EXERCISE OBJECTIVE ->
From the listing below, copy word for word every line starting at the one that includes "What TikZ code" and ending at the one that includes "(-12.65,\y) -- (2.192,\y);"; the pictures are omitted.

DATASET EXCERPTS ->
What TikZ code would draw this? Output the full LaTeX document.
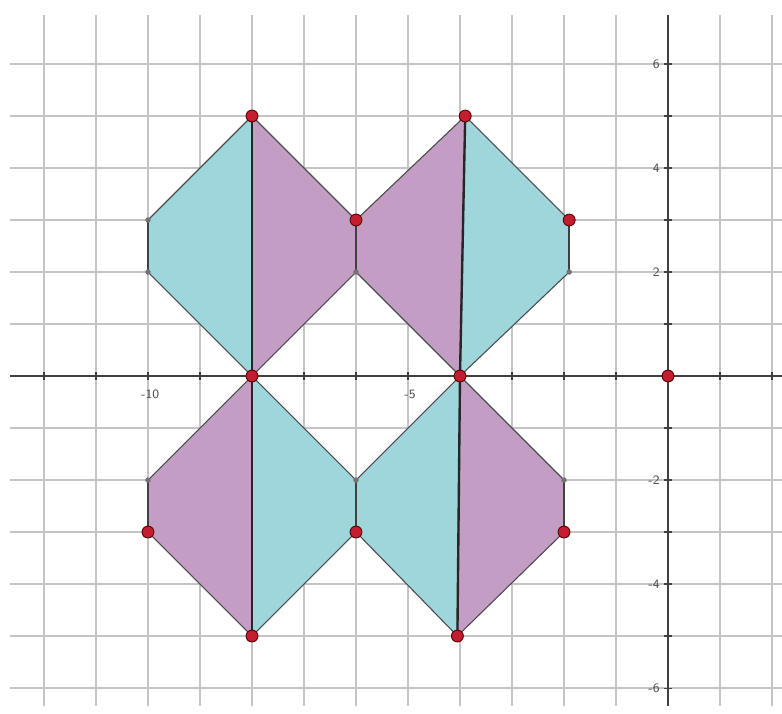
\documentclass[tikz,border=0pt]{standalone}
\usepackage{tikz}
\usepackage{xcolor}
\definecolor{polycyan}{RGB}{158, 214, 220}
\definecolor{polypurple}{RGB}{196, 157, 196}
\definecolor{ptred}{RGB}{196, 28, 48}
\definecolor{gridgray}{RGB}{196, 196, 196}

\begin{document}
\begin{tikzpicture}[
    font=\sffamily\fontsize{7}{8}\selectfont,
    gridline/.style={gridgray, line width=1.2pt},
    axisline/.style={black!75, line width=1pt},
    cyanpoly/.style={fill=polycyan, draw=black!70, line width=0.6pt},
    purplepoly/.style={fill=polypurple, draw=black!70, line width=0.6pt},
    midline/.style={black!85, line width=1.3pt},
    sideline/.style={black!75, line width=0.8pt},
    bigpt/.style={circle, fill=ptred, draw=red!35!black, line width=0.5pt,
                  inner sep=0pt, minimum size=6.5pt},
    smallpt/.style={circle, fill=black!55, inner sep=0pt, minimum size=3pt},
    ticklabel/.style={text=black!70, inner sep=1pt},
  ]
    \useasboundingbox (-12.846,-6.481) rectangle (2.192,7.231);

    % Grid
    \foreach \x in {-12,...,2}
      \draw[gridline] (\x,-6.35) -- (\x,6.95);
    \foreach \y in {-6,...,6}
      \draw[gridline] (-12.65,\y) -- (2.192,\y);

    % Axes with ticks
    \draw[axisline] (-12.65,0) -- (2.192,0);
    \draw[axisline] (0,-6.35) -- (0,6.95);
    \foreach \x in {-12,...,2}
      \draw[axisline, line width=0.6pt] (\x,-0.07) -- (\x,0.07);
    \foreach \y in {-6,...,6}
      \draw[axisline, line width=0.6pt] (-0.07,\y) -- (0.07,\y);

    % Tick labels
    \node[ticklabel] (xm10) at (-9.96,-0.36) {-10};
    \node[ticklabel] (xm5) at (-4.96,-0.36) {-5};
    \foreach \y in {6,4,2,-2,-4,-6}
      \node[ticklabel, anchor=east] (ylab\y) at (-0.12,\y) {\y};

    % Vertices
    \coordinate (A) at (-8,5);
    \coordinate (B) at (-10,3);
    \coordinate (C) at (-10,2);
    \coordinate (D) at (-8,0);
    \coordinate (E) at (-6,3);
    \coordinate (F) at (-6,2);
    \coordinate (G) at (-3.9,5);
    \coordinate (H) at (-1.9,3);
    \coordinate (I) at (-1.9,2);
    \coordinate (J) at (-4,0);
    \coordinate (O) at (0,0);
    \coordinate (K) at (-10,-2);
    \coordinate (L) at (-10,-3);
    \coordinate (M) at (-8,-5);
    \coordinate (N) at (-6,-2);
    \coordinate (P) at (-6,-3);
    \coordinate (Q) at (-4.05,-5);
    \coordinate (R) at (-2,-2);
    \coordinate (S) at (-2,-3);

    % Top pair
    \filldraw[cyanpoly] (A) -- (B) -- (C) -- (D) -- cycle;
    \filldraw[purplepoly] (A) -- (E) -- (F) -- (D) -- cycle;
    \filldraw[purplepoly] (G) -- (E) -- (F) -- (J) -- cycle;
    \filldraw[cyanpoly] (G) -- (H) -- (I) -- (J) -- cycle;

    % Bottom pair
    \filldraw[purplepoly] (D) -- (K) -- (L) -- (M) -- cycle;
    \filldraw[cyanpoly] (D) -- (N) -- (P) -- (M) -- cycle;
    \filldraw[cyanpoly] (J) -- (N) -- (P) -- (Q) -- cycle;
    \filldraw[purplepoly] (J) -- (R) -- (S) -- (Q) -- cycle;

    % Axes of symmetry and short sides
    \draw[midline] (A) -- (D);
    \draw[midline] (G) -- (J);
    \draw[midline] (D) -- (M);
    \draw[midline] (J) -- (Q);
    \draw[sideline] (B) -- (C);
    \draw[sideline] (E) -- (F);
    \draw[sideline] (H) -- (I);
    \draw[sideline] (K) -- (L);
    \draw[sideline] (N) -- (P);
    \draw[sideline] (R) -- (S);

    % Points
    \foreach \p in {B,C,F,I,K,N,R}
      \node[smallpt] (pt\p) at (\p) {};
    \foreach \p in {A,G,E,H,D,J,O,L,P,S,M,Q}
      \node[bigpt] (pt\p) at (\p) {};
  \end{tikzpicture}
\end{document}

--

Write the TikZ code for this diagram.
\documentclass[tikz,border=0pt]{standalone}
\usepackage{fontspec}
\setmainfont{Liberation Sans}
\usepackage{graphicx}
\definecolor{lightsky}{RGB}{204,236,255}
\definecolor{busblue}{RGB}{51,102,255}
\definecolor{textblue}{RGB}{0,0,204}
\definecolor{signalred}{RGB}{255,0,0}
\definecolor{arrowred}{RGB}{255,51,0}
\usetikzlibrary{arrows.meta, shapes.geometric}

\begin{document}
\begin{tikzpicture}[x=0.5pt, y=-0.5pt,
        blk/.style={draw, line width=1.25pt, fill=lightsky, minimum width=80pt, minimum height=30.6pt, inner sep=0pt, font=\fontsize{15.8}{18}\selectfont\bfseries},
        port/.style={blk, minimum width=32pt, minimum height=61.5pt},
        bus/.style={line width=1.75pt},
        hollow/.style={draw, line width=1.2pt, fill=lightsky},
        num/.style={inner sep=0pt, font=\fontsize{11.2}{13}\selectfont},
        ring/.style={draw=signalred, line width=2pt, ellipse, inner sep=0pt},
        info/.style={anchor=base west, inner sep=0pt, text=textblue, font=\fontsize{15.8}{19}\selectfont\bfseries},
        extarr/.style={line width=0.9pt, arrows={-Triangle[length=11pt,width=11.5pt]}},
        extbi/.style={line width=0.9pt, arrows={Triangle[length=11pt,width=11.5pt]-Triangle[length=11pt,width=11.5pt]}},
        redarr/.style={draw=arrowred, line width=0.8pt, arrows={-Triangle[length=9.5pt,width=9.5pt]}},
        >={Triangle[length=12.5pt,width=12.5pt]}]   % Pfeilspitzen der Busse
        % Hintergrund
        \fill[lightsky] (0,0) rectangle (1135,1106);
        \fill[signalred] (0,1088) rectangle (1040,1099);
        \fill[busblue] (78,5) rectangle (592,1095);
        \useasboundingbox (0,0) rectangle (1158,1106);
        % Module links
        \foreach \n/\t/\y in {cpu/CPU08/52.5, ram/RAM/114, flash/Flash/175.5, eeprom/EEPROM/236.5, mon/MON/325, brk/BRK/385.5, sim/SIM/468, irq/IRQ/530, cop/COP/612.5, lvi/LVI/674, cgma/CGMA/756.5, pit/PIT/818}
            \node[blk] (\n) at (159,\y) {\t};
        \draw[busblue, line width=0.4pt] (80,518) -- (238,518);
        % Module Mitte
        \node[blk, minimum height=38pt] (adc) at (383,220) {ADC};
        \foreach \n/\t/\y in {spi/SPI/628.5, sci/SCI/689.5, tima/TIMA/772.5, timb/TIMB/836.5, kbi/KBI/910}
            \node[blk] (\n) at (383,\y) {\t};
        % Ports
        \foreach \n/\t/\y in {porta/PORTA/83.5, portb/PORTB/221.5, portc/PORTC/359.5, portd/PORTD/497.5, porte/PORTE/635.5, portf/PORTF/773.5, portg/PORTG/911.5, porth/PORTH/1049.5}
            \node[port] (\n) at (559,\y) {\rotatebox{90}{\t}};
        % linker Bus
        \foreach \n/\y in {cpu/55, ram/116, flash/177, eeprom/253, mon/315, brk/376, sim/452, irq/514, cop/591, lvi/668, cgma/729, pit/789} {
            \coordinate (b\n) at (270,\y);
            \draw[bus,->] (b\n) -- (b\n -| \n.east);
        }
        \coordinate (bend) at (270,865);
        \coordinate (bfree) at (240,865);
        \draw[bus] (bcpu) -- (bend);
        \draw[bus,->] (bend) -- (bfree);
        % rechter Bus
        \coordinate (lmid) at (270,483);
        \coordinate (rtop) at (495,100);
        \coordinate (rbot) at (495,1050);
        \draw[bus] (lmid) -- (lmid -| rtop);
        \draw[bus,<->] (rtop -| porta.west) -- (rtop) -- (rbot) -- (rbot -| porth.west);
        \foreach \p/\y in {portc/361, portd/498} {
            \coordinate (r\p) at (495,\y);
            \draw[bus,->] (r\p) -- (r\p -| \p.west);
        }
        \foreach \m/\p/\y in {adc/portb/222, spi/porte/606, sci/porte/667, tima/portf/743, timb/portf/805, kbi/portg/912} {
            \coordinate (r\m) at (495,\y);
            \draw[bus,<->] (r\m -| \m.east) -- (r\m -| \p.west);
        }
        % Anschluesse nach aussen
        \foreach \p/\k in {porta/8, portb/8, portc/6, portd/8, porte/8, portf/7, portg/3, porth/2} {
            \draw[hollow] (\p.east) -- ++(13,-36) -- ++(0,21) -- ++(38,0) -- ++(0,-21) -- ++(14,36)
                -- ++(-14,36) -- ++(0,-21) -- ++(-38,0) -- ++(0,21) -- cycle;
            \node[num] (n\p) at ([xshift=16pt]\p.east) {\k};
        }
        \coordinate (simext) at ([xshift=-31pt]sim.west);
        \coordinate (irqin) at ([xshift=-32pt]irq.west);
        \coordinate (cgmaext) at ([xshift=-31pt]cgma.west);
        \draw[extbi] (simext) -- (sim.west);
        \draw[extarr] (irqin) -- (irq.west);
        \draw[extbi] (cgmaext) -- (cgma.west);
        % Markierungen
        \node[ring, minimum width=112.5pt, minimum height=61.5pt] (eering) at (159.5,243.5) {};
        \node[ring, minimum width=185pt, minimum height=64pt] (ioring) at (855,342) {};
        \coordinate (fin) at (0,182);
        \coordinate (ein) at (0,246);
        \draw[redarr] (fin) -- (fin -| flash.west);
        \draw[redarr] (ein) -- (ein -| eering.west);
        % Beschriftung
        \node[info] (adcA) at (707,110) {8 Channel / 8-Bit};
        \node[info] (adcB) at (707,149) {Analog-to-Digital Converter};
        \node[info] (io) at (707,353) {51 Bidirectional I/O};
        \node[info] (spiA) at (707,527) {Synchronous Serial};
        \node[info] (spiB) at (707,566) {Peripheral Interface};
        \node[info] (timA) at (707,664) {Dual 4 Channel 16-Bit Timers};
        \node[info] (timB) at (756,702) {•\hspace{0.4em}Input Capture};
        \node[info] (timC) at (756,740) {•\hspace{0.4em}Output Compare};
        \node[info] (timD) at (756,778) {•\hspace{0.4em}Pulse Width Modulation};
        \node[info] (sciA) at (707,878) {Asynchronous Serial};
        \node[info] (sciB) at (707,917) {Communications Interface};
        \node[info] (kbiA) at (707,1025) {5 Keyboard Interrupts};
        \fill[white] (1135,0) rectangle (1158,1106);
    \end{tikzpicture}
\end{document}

REPLY ->
What TikZ code would draw this? Output the full LaTeX document.
\documentclass[tikz,border=0pt]{standalone}
\usepackage{tikz}
\usepackage{xcolor}
\definecolor{polycyan}{RGB}{158, 214, 220}
\definecolor{polypurple}{RGB}{196, 157, 196}
\definecolor{ptred}{RGB}{196, 28, 48}
\definecolor{gridgray}{RGB}{196, 196, 196}

\begin{document}
\begin{tikzpicture}[
    font=\sffamily\fontsize{7}{8}\selectfont,
    gridline/.style={gridgray, line width=1.2pt},
    axisline/.style={black!75, line width=1pt},
    cyanpoly/.style={fill=polycyan, draw=black!70, line width=0.6pt},
    purplepoly/.style={fill=polypurple, draw=black!70, line width=0.6pt},
    midline/.style={black!85, line width=1.3pt},
    sideline/.style={black!75, line width=0.8pt},
    bigpt/.style={circle, fill=ptred, draw=red!35!black, line width=0.5pt,
                  inner sep=0pt, minimum size=6.5pt},
    smallpt/.style={circle, fill=black!55, inner sep=0pt, minimum size=3pt},
    ticklabel/.style={text=black!70, inner sep=1pt},
  ]
    \useasboundingbox (-12.846,-6.481) rectangle (2.192,7.231);

    % Grid
    \foreach \x in {-12,...,2}
      \draw[gridline] (\x,-6.35) -- (\x,6.95);
    \foreach \y in {-6,...,6}
      \draw[gridline] (-12.65,\y) -- (2.192,\y);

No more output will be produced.